When a film is based on a true story, it gives you a concrete base, whereas you’d think narrative fiction would present the more challenging exercise because you have to create the world. Both forms come with different challenges, and when telling a true-life story such as this, it has to be translated to the screen. 

I had the same feeling as you in the beginning, before I started writing the script. I thought, ‘I’m not discovering anything, I’m just going to put this story in a film.’ Easier said than done. 

It’s a big responsibility because the real person of the story inspired me. She’s my heroine and the last thing I wanted to do was harm her in any way. She has gone through too much to put in the film, and I struggled with what to take out. The first draft I wrote had some war scenes, and a little more of her remembering her husband, then her journey. Some scenes were cut at the script stage, others were cut in the editing.

I wanted to focus on the encouraging and empowering part of her story. I had to focus on what it was I wanted to say from her life, and then what I wanted the audience to leave the screening with. One person asked me why I decided to make a feature film and not a documentary about her. I hated him for saying that [laughs] because it hurt me, but he made a good point and he made me think. It’s true, I had to kill some babies and focus the story. It wasn’t as easy as I thought. I did a lot of drafts. I try to follow structure, but I write intuitively.

Documentary films are seen as representing reality and truth. That’s the opposite of narrative films that are a representation of reality. We shouldn’t forget that these two forms can express different truths that distort this oversimplification. 

There are many ways you can tell the truth through documentary, although you’re basing it on real people. It depends on the subject because whatever you’re observing in a documentary, it’s still happening in front of the camera, and you’re still choosing what to show and what not to show in the editing room. In both cases, you’re manipulating. 

I see narrative and documentary as being similar, especially when we’re talking about fiction films that are realistic and documentary-based. It’s a way of expressing the truth, and even if they’re not in a documentary style, it’s just a way of doing this. I hope we use documentary and fiction to start discussions and change things for the better.

Hive confronts the struggle to break patriarchy’s hold over society. Does this struggle take on different forms across cultures?

When I was trying to talk about housewives, let’s say in an interview, I was just trying to say there’s nothing wrong with being a housewife.
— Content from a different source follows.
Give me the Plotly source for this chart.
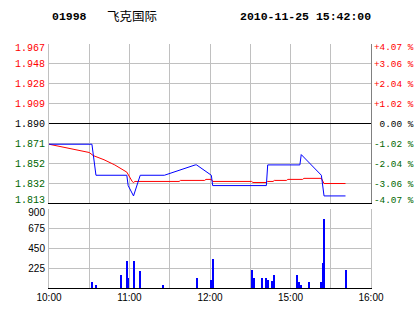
import plotly.graph_objects as go

# ---- data ----
stock_code = "01998"
stock_name = "飞克国际"
timestamp = "2010-11-25 15:42:00"
prev_close = 1.890

pct_levels = [4.07, 3.06, 2.04, 1.02, 0.00, -1.02, -2.04, -3.06, -4.07]
price_labels = ["1.967", "1.948", "1.928", "1.909", "1.890", "1.871", "1.852", "1.832", "1.813"]
pct_labels = ["+4.07 %", "+3.06 %", "+2.04 %", "+1.02 %", "\u00a00.00 %", "-1.02 %", "-2.04 %", "-3.06 %", "-4.07 %"]

# trading-minute index from 10:00 (lunch break removed)
time_ticks = [0, 30, 60, 90, 120, 150, 180, 210, 240]
time_labels = ["10:00", "", "11:00", "", "12:00", "", "15:00", "", "16:00"]

price_t = [0, 32, 35, 58, 59, 63, 68, 86, 109, 110, 121, 122, 162, 163, 187, 188, 203, 205, 221]
price_v = [1.87, 1.87, 1.84, 1.84, 1.83, 1.82, 1.84, 1.84, 1.85, 1.85, 1.84, 1.83, 1.83, 1.85, 1.85, 1.86, 1.84, 1.82, 1.82]

avg_t = [0, 30, 33, 41, 49, 58, 62, 63, 64, 97, 98, 116, 117, 121, 122, 151, 152, 162, 163, 167, 168, 177, 178, 189, 190, 203, 205, 221]
avg_v = [1.870, 1.862, 1.859, 1.855, 1.850, 1.843, 1.834, 1.833, 1.834, 1.834, 1.835, 1.835, 1.836, 1.836, 1.834, 1.834, 1.833, 1.833, 1.834, 1.834, 1.835, 1.835, 1.836, 1.836, 1.837, 1.837, 1.832, 1.832]

vol_t = [32, 35, 54, 58, 59, 63, 68, 85, 110, 121, 122, 151, 153, 159, 162, 163, 166, 168, 185, 186, 187, 188, 194, 203, 204, 205, 221]
vol_v = [60, 35, 140, 310, 115, 310, 195, 35, 115, 90, 330, 205, 115, 115, 115, 90, 80, 150, 150, 60, 35, 35, 60, 60, 285, 790, 205]

vol_ticks = [225, 450, 675, 900]
vol_max = 900

# ---- styling ----
UP = "#ff0000"
FLAT = "#000000"
DOWN = "#006600"
GRID = "#c0c0c0"
W, H = 414, 314
M = dict(l=49, r=43, t=44, b=26)
PRICE_DOM = [0.348, 1]
VOL_DOM = [0, 0.3225]
EDGE_NUDGE_PX = 3.2  # end labels sit slightly inside the panel


def col(p):
    return UP if p > 0 else (FLAT if p == 0 else DOWN)


lo = prev_close * (1 + min(pct_levels) / 100)
hi = prev_close * (1 + max(pct_levels) / 100)
price_tickvals = [prev_close * (1 + p / 100) for p in pct_levels]

plot_h = H - M["t"] - M["b"]
price_px = (PRICE_DOM[1] - PRICE_DOM[0]) * plot_h
vol_px = (VOL_DOM[1] - VOL_DOM[0]) * plot_h


def nudge(vals, vmin, vmax, px):
    d = EDGE_NUDGE_PX * (vmax - vmin) / px
    out = []
    for v in vals:
        if abs(v - vmax) < 1e-9:
            v = v - d
        elif abs(v - vmin) < 1e-9:
            v = v + d
        out.append(v)
    return out


price_labelvals = nudge(price_tickvals, lo, hi, price_px)
pct_labelvals = nudge(pct_levels, min(pct_levels), max(pct_levels), price_px)
vol_labelvals = nudge(vol_ticks, 0, vol_max, vol_px)

price_ticktext = [f'<span style="color:{col(p)}">{s}</span>' for p, s in zip(pct_levels, price_labels)]
pct_ticktext = [f'<span style="color:{col(p)}">{s}</span>' for p, s in zip(pct_levels, pct_labels)]

fig = go.Figure()
fig.add_trace(go.Scatter(x=avg_t, y=avg_v, mode="lines", line=dict(color="#ff0000", width=1),
                         xaxis="x", yaxis="y", hoverinfo="skip", showlegend=False))
fig.add_trace(go.Scatter(x=price_t, y=price_v, mode="lines", line=dict(color="#0000ff", width=1),
                         xaxis="x", yaxis="y", hoverinfo="skip", showlegend=False))
fig.add_trace(go.Bar(x=vol_t, y=vol_v, width=0.75, marker=dict(color="#0000ff", line=dict(width=0)),
                     xaxis="x2", yaxis="y2", hoverinfo="skip", showlegend=False))
# invisible helper traces so that the label-only overlay axes get drawn
for ya, yv, xa in (("y3", 0, "x"), ("y4", prev_close, "x"), ("y5", 0, "x2")):
    fig.add_trace(go.Scatter(x=[0], y=[yv], xaxis=xa, yaxis=ya, mode="markers",
                             marker=dict(opacity=0, size=1), hoverinfo="skip", showlegend=False))

mono = "Liberation Mono"
sans = "Liberation Sans"

fig.update_layout(
    width=W, height=H,
    margin=M,
    paper_bgcolor="white", plot_bgcolor="white",
    showlegend=False,
    bargap=0,
    xaxis=dict(domain=[0, 1], anchor="y", range=[0, 240], tickvals=time_ticks, showticklabels=False,
               showgrid=True, gridcolor=GRID, gridwidth=1, zeroline=False, automargin=False,
               showline=True, linecolor="#000000", linewidth=1, ticks=""),
    yaxis=dict(domain=PRICE_DOM, anchor="x", range=[lo, hi], tickvals=price_tickvals, showticklabels=False,
               showgrid=True, gridcolor=GRID, gridwidth=1, zeroline=False, automargin=False,
               showline=True, linecolor=GRID, linewidth=1, ticks=""),
    # left price labels
    yaxis4=dict(overlaying="y", side="left", anchor="x", range=[lo, hi], automargin=False,
                tickvals=price_labelvals, ticktext=price_ticktext, showgrid=False, zeroline=False,
                showline=False, ticks="",
                tickfont=dict(family=mono, size=10, color="#000000"), ticklabelstandoff=3),
    # right percent labels + previous-close line
    yaxis3=dict(overlaying="y", side="right", anchor="x", range=[min(pct_levels), max(pct_levels)],
                tickvals=pct_labelvals, ticktext=pct_ticktext, showgrid=False, automargin=False,
                zeroline=True, zerolinecolor="#000000", zerolinewidth=1,
                showline=True, linecolor="#808080", linewidth=1, ticks="",
                tickfont=dict(family=mono, size=9.4, color="#000000"), ticklabelstandoff=0),
    xaxis2=dict(domain=[0, 1], anchor="y2", range=[0, 240], tickvals=time_ticks, ticktext=time_labels,
                showgrid=True, gridcolor=GRID, gridwidth=1, zeroline=False, automargin=False,
                showline=True, linecolor="#000000", linewidth=1, ticks="",
                tickfont=dict(family=sans, size=10, color="#000000")),
    yaxis2=dict(domain=VOL_DOM, anchor="x2", range=[0, vol_max], tickvals=vol_ticks, showticklabels=False,
                showgrid=True, gridcolor=GRID, gridwidth=1, zeroline=False, automargin=False,
                showline=True, linecolor=GRID, linewidth=1, mirror=True, ticks=""),
    yaxis5=dict(overlaying="y2", side="left", anchor="x2", range=[0, vol_max], automargin=False,
                tickvals=vol_labelvals, ticktext=[str(v) for v in vol_ticks], showgrid=False,
                zeroline=False, showline=False, ticks="",
                tickfont=dict(family=sans, size=10, color="#000000"), ticklabelstandoff=3),
)

fig.add_annotation(text=f"<b>{stock_code}</b>", xref="paper", yref="paper", x=0.003, y=1.112,
                   xanchor="left", yanchor="middle", showarrow=False,
                   font=dict(family=mono, size=11.5, color="#000000"))
fig.add_annotation(text=stock_name, xref="paper", yref="paper", x=0.174, y=1.118,
                   xanchor="left", yanchor="middle", showarrow=False,
                   font=dict(family="Noto Sans CJK SC", size=12.5, color="#000000"))
fig.add_annotation(text=f"<b>{timestamp}</b>", xref="paper", yref="paper", x=0.587, y=1.112,
                   xanchor="left", yanchor="middle", showarrow=False,
                   font=dict(family=mono, size=11.5, color="#000000"))

fig.write_html("out.html")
People can be a housewife or a househusband. I had a difficult time remembering if that’s a word – “househusband” or “houseman?” I thought, ‘We don’t even know the word for that.’ I struggled because I’d never heard it before and I don’t know the word in Albanian. There is a word, but we don’t know it because we don’t use it. 

It goes deep because people ask me, ‘You’re from Pristina, the capital. Is it that a bad place for women?” Fahrije [played by Yllka Gashi] changed a lot of things in her village, but I’m wondering how different it is anywhere in the world? Nobody breaks your car window, but they do other things if a woman is in a position [of power]. 

We still have a lot to do. [Patriarchy is] so deeply entrenched in society, and strong, that countries in different ways are still living with it. Whether we notice it or want to accept it, it’s patriarchy. Through models such as Fahrije and cinema, we can change things piece-by-piece, but we need to change how we perceive each other, and how we perceive ourselves, to begin with. Nobody makes us do certain things except through violence. It’s how you think people see you, or how you see and feel about yourself that makes you do certain things. Then maybe you have lower self-esteem and you struggle. 

My son was three-years-old when he told my niece that a puzzle is not a game for girls, it’s a game for boys. I asked him where he’d learned that from. Why is a puzzle not a game for girls? Maybe he just didn’t want to give it to her, but I was disappointed because children pick it up fast and it stays with them. We have a lot to change and adjust to, even in our use of phrasing, to make things better.